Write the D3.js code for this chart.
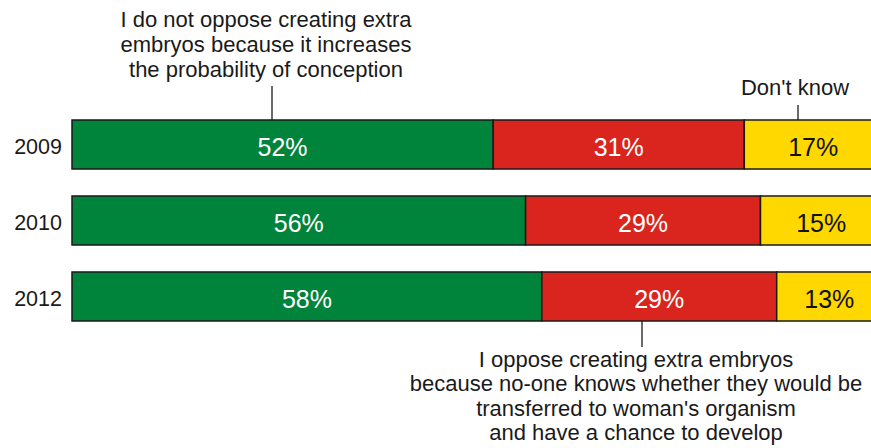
<!DOCTYPE html>
<html>
<head>
<meta charset="utf-8">
<script src="https://cdn.jsdelivr.net/npm/d3@7"></script>
<style>
  html, body { margin: 0; padding: 0; background: #fff; }
  svg { display: block; }
  text { font-family: "Liberation Sans", Arial, sans-serif; }
</style>
</head>
<body>
<svg id="chart" width="871" height="448"></svg>
<script>
// ---- data ----
const years = ["2009", "2010", "2012"];
const seriesNames = ["Do not oppose", "Oppose", "Don't know"];
const notOppose = [52, 56, 58];
const oppose = [31, 29, 29];
const dontKnow = [17, 15, 13];
const annotationTop = ["I do not oppose creating extra", "embryos because it increases", "the probability of conception"];
const annotationDK = ["Don't know"];
const annotationBottom = ["I oppose creating extra embryos", "because no-one knows whether they would be", "transferred to woman's organism", "and have a chance to develop"];

// ---- layout ----
const W = 871, H = 448;
const svg = d3.select("#chart");
const colors = ["#00833b", "#d9251d", "#ffd800"];
const labelColors = ["#ffffff", "#ffffff", "#111111"];

const x = d3.scaleLinear().domain([0, 100]).range([72, 882]);
const y = d3.scaleBand().domain(years).range([120, 321]).paddingInner(0.355).paddingOuter(0);

const rows = years.map((yr, i) => {
  const vals = [notOppose[i], oppose[i], dontKnow[i]];
  let acc = 0;
  return { year: yr, segs: vals.map((v, k) => { const s = { k, v, x0: acc, x1: acc + v, year: yr }; acc += v; return s; }) };
});

const g = svg.append("g");
const rowG = g.selectAll("g.row").data(rows).join("g").attr("class", "row");

rowG.selectAll("rect").data(d => d.segs).join("rect")
  .attr("x", d => x(d.x0))
  .attr("y", d => y(d.year))
  .attr("width", d => x(d.x1) - x(d.x0))
  .attr("height", y.bandwidth())
  .attr("fill", d => colors[d.k])
  .attr("stroke", "#1a1a1a")
  .attr("stroke-width", 1.5);

rowG.selectAll("text.val").data(d => d.segs).join("text")
  .attr("class", "val")
  .attr("x", d => (x(d.x0) + x(d.x1)) / 2)
  .attr("y", d => y(d.year) + y.bandwidth() / 2 + 11.5)
  .attr("text-anchor", "middle")
  .attr("font-size", 25)
  .attr("fill", d => labelColors[d.k])
  .text(d => d.v + "%");

// year labels (axis)
const yAxis = d3.axisLeft(y).tickSize(0).tickPadding(10);
const ax = svg.append("g").attr("transform", "translate(72,0)").call(yAxis);
ax.select(".domain").remove();
ax.selectAll("text")
  .attr("font-size", 21.5)
  .attr("fill", "#1a1a1a")
  .attr("dy", null)
  .attr("y", 9.5)
  .style("font-family", "'Liberation Sans', Arial, sans-serif");

// annotations
function block(lines, cx, baseline0, lh) {
  svg.append("text")
    .attr("text-anchor", "middle")
    .attr("font-size", 22)
    .attr("fill", "#1a1a1a")
    .selectAll("tspan").data(lines).join("tspan")
    .attr("x", cx)
    .attr("y", (d, i) => baseline0 + i * lh)
    .text(d => d);
}
function tick(px, y1, y2) {
  svg.append("line").attr("x1", px).attr("x2", px).attr("y1", y1).attr("y2", y2)
    .attr("stroke", "#1a1a1a").attr("stroke-width", 1.3);
}

block(annotationTop, 266, 27, 25);
tick(272, 86, y("2009"));
block(annotationDK, 795, 95, 25);
tick(798, 105, y("2009"));
block(annotationBottom, 636, 366.5, 24.6);
tick(642, y("2012") + y.bandwidth(), 347);
</script>
</body>
</html>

Work instructions: In the listing above, find each line with the word "chart" and copy it.

Answer to the problem:
Write the D3.js code for this chart.
<svg id="chart" width="871" height="448"></svg>
const svg = d3.select("#chart");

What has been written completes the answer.